First, the government doesn’t need to tax in order to spend. Whether it’s raising Universal Credit, giving nurses a pay-rise or investing in public transport, it does not need to use tax revenues to finance that spending.

What government does need tax revenues for is to repay its debts, or bonds, three, 10, 30 years from now.

This is a bone of contention between Keynesians and Modern Monetary Theorists. MMTers argue that because governments have their own central banks – ie the Bank of England – governments can essentially print money, and do not need to repay it. I disagree.

The economy isn’t just about the monetary system – it’s an entire ecosystem. And like the biological ecosystem, the economic ecosystem is most stable when in a state of equilibrium.

What creates this equilibrium is not monetary policy, money-printing or defaulting on debt, but investment in sustainable, well-paid, skilled employment – because employment generates tax revenues to repay public debt. As soon as unemployment rises, deficits rise, and public debt becomes a problem. Just ask Mrs Thatcher.

Unlike you or me, the government can raise enormous sums of money today, at almost no cost (and like repaying a mortgage, the government can spend that money before it raises the income to repay it). On 1 March, for example, the government raised about £3bn of new finance from a bond sale on which it will effectively pay negative interest.

The reason the government can raise that kind of money is simple: it has trusted, publicly-run institutions, like the legal system, which uphold its promise to pay. But the real engine of the government’s borrowing power is down to us, its 30 million taxpayers.

It is the fact that, unlike Amazon and Apple, millions of ordinary citizens regularly pay their taxes that provides the Treasury with the collateral to raise the finance it needs. That is the great power taxpayers wield.

So is now a good time to raise taxes generally, as some are calling for? No – with some exceptions.

The reason today is not a good time for a universal tax hike is this: the pandemic has blown a crater in the economy, leaving a vast gap in consumption and investment, employment and income. Had the government not pumped out fresh income in the form of grants, furlough pay and increased benefits, the nation would now be living through a national crisis of destitution, and the social and political upheaval that would attend it (though of course, many people – overlooked by the Treasury – have been made destitute by the pandemic).

To increase taxes on the general population at this point would, as the Labour party is right to argue, simply deepen the crater by further contracting the nation’s income.

What is needed are targeted tax hikes. For while most sections of the economy took a dive through the pandemic, others – such as IT, telecoms, big pharma and supermarkets – have fared very well indeed.

As Oxfam explains in a press release for their recent report ‘Power, Profits and the Pandemic’:

[T]he protection given to shareholders [during the pandemic] has fuelled a share price boom. The top 100 stock market winners have added more than $3 trillion to their market value since the pandemic. As a result, the 25 richest billionaires have increased their wealth by staggering amounts. Jeff Bezos could personally pay each of Amazon’s 876,000 employees a one-time $105,000 bonus today and still be as wealthy as he was at the beginning of the pandemic.

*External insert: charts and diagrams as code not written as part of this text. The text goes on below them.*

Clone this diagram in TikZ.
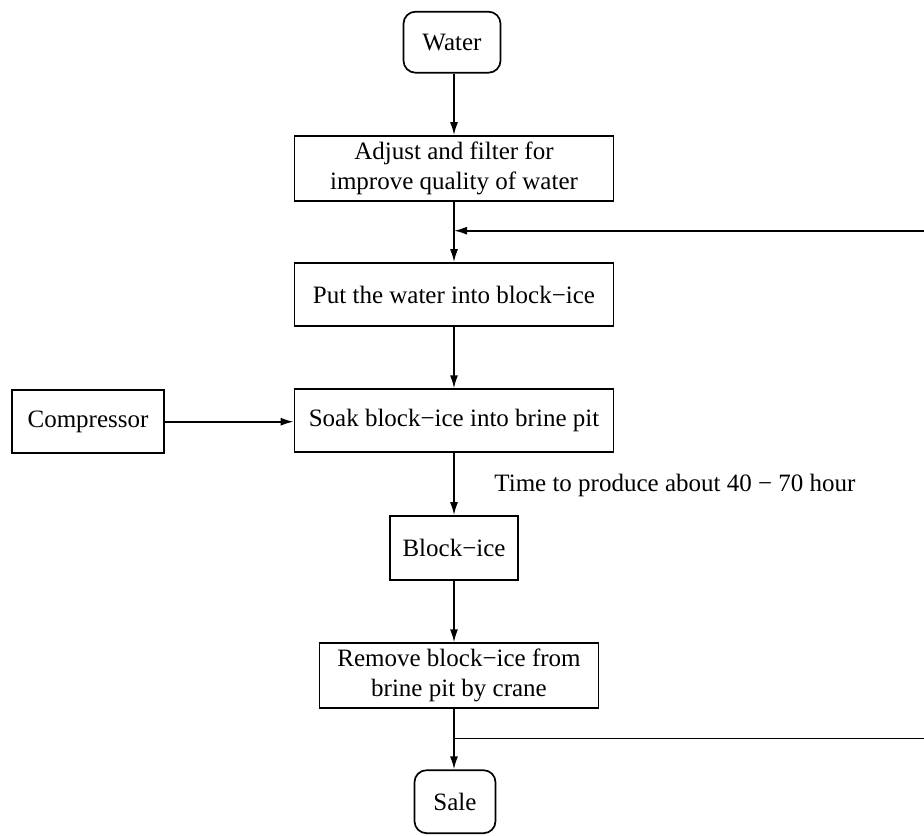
\documentclass[tikz,border=0pt]{standalone}
\usepackage{fontspec}
\setmainfont{Liberation Serif}
\usetikzlibrary{arrows.meta}
\begin{document}
\begin{tikzpicture}[x=0.5pt,y=-0.5pt,
  box/.style={draw, line width=0.85pt, inner sep=0pt, align=center, font=\fontsize{12.5}{15}\selectfont},
  rbox/.style={box, rounded corners=6pt},
  flow/.style={line width=0.85pt, -{Latex[length=6.5pt,width=4pt]}},
  plainline/.style={line width=0.85pt},
  lbl/.style={inner sep=0pt, font=\fontsize{12.5}{15}\selectfont}]
\useasboundingbox (0,0) rectangle (924,835);
\node[rbox, minimum width=48.5pt, minimum height=30.5pt] (water) at (452,42.2) {Water};
\node[box, minimum width=159.5pt, minimum height=32.5pt] (adjust) at (454,168.5) {Adjust and filter for\\improve quality of water};
\node[box, minimum width=159.5pt, minimum height=31.5pt] (put) at (454,294.5) {Put the water into block−ice};
\node[box, minimum width=159.5pt, minimum height=31.5pt] (soak) at (454,420.7) {Soak block−ice into brine pit};
\node[box, minimum width=76pt, minimum height=31.5pt] (comp) at (88,421.7) {Compressor};
\node[lbl, anchor=west] (time) at (494,485) {Time to produce about 40 − 70 hour};
\node[box, minimum width=64pt, minimum height=32pt] (block) at (454,548) {Block−ice};
\node[box, minimum width=139.5pt, minimum height=32.5pt] (remove) at (459,675.7) {Remove block−ice from\\brine pit by crane};
\node[rbox, minimum width=40.5pt, minimum height=31.5pt] (sale) at (455,801.7) {Sale};
\coordinate (fbR) at (924,230.7);
\coordinate (brR) at (924,738.5);
\draw[flow] (water.south -| adjust.north) -- (adjust.north);
\draw[flow] (adjust.south) -- (put.north);
\draw[flow] (fbR) -- (fbR -| adjust.south);
\draw[flow] (put.south) -- (soak.north);
\draw[flow] (comp.east) -- (comp.east -| soak.west);
\draw[flow] (soak.south) -- (block.north);
\draw[flow] (block.south) -- (block.south |- remove.north);
\draw[flow] (remove.south -| block.south) -- (block.south |- sale.north);
\draw[plainline] (brR -| block.south) -- (brR);
\end{tikzpicture}
\end{document}
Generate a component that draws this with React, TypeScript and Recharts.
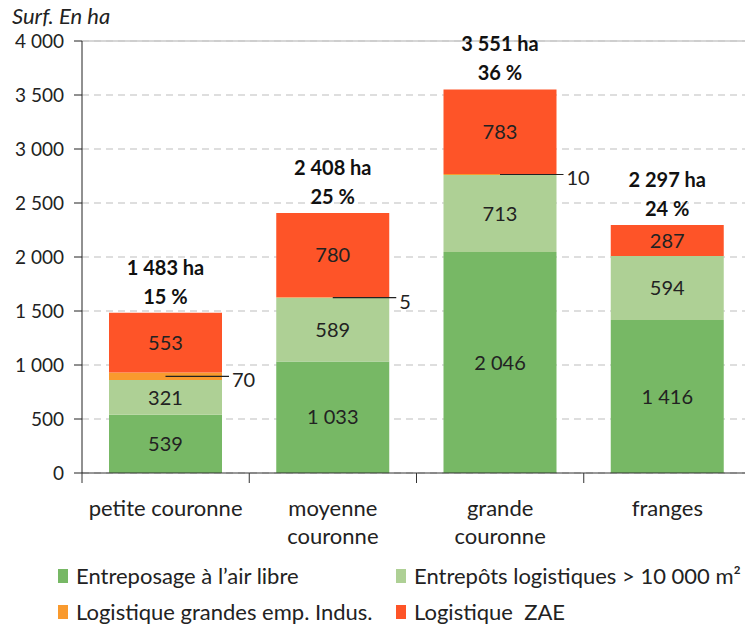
import { Bar, BarChart, CartesianGrid, LabelList, ReferenceLine, XAxis, YAxis } from 'recharts';

const categories = ['petite couronne', 'moyenne\ncouronne', 'grande\ncouronne', 'franges'];
const airLibre = [539, 1033, 2046, 1416];
const entrepots = [321, 589, 713, 594];
const grandesEmp = [70, 5, 10, 0];
const zae = [553, 780, 783, 287];
const totalLabels = ['1 483 ha', '2 408 ha', '3 551 ha', '2 297 ha'];
const shareLabels = ['15 %', '25 %', '36 %', '24 %'];
const yTicks = [0, 500, 1000, 1500, 2000, 2500, 3000, 3500, 4000];

const legendItems = [
  { name: 'Entreposage à l\u2019air libre', color: '#77b865' },
  { name: 'Entrepôts logistiques > 10 000 m²', color: '#aed095' },
  { name: 'Logistique grandes emp. Indus.', color: '#f99a2e' },
  { name: 'Logistique  ZAE', color: '#fe5428' },
];

const data = categories.map((name, i) => ({
  name,
  airLibre: airLibre[i],
  entrepots: entrepots[i],
  grandesEmp: grandesEmp[i],
  zae: zae[i],
  totalLabel: totalLabels[i],
  shareLabel: shareLabels[i],
}));

const FONT = 'Lato, "Open Sans", sans-serif';
const CHART_W = 745;
const CHART_H = 540;
const MARGIN = { top: 33, right: 2, bottom: 15, left: 0 };
const Y_AXIS_W = 74;
const PLOT_W = CHART_W - MARGIN.left - MARGIN.right - Y_AXIS_W;
const BAND = PLOT_W / categories.length;

const fmt = (v: number | string) => String(v).replace(/\B(?=(\d{3})+(?!\d))/g, ' ');

function CategoryTick(props: any) {
  const { x, y, payload, index } = props;
  const lines = String(payload.value).split('\n');
  return (
    <g>
      <line x1={x - BAND / 2} x2={x - BAND / 2} y1={y} y2={y + 10} stroke="#333" />
      {index === categories.length - 1 && (
        <line x1={x + BAND / 2} x2={x + BAND / 2} y1={y} y2={y + 10} stroke="#333" />
      )}
      {lines.map((l, i) => (
        <text key={i} x={x} y={y + 34 + i * 28} textAnchor="middle" dominantBaseline="central" fontSize={22} fill="#222" fontFamily={FONT}>
          {l}
        </text>
      ))}
    </g>
  );
}

function SmallValue(props: any) {
  const { x, y, width, height, value } = props;
  if (!value) return null;
  const cy = y + height / 2;
  return (
    <g>
      <line x1={x + width / 2} x2={x + width + 7} y1={cy} y2={cy} stroke="#222" strokeWidth={1.2} />
      <text x={x + width + 10} y={cy + 3} dominantBaseline="central" fontSize={20} fill="#222" fontFamily={FONT}>
        {value}
      </text>
    </g>
  );
}

function TopLabel(offset: number) {
  return (props: any) => {
    const { x, y, width, value } = props;
    return (
      <text x={x + width / 2} y={y - offset} textAnchor="middle" dominantBaseline="central" fontSize={20} fontWeight="bold" fill="#111" fontFamily={FONT}>
        {value}
      </text>
    );
  };
}

const inBar = { fill: '#222', fontSize: 20, fontFamily: FONT };

export default function App() {
  return (
    <div style={{ position: 'relative', width: CHART_W, height: 616, fontFamily: FONT }}>
      <div style={{ position: 'absolute', left: 4, top: -6, fontSize: 22, fontStyle: 'italic', color: '#222' }}>
        Surf. En ha
      </div>
      <BarChart width={CHART_W} height={CHART_H} data={data} margin={MARGIN} barSize={113}>
        <CartesianGrid vertical={false} stroke="#bdbdbd" strokeDasharray="7 5" />
        <ReferenceLine y={4000} stroke="#c8c8c8" strokeWidth={1.5} />
        <XAxis
          dataKey="name"
          axisLine={{ stroke: '#333' }}
          tickLine={false}
          tickSize={0}
          tickMargin={0}
          interval={0}
          height={60}
          tick={<CategoryTick />}
        />
        <YAxis
          width={Y_AXIS_W}
          domain={[0, 4000]}
          ticks={yTicks}
          tickFormatter={fmt}
          axisLine={{ stroke: '#222' }}
          tickLine={{ stroke: '#222' }}
          tickSize={8}
          tickMargin={10}
          tick={{ fill: '#222', fontSize: 19, fontFamily: FONT }}
        />
        <Bar dataKey="airLibre" stackId="a" fill="#77b865" isAnimationActive={false}>
          <LabelList dataKey="airLibre" position="center" formatter={fmt} {...inBar} />
        </Bar>
        <Bar dataKey="entrepots" stackId="a" fill="#aed095" isAnimationActive={false}>
          <LabelList dataKey="entrepots" position="center" formatter={fmt} {...inBar} />
        </Bar>
        <Bar dataKey="grandesEmp" stackId="a" fill="#f99a2e" isAnimationActive={false}>
          <LabelList dataKey="grandesEmp" content={<SmallValue />} />
        </Bar>
        <Bar dataKey="zae" stackId="a" fill="#fe5428" isAnimationActive={false}>
          <LabelList dataKey="zae" position="center" formatter={fmt} {...inBar} />
          <LabelList dataKey="totalLabel" content={TopLabel(46)} />
          <LabelList dataKey="shareLabel" content={TopLabel(17)} />
        </Bar>
      </BarChart>
      {legendItems.map((item, i) => (
        <div
          key={item.name}
          style={{
            position: 'absolute',
            left: i % 2 === 0 ? 50 : 388,
            top: i < 2 ? 554 : 590,
            display: 'flex',
            alignItems: 'center',
            fontSize: 22,
            color: '#222',
            whiteSpace: 'pre',
          }}
        >
          <span style={{ display: 'inline-block', width: 10, height: 14, background: item.color, marginRight: 8 }} />
          {item.name}
        </div>
      ))}
    </div>
  );
}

Shareholders, and all other rentiers, should be taxed on their unearned income.

In short, I support a windfall tax on these huge beneficiaries of the crisis. As to the need to raise corporation tax, I would wait – then join the Organisation for Economic Co-operation and Development (OECD) and the Biden Treasury, led by Janet Yellen, to coordinate a global rise in corporation tax – especially targeting the big bad Silicon Valley platforms and other multinationals that dodge their tax-paying obligations.

Raising taxes in a slump is economic illiteracy. The best way to increase tax revenues – the government’s income – is to invest in skilled, well-paid employment. As we all know from personal experience, employment generates income – not just for the employed, but also for companies. Employment is taxed and raises income for the Treasury. That is the best way to address the public debt as we begin our economic recovery from the pandemic.

Ann Pettifor is the director of Policy Research in Macroeconomics and a council member of the Progressive Economy Forum. She is the author of The Case for The Green New Deal (2019) and The Production of Money (2017), both for Verso.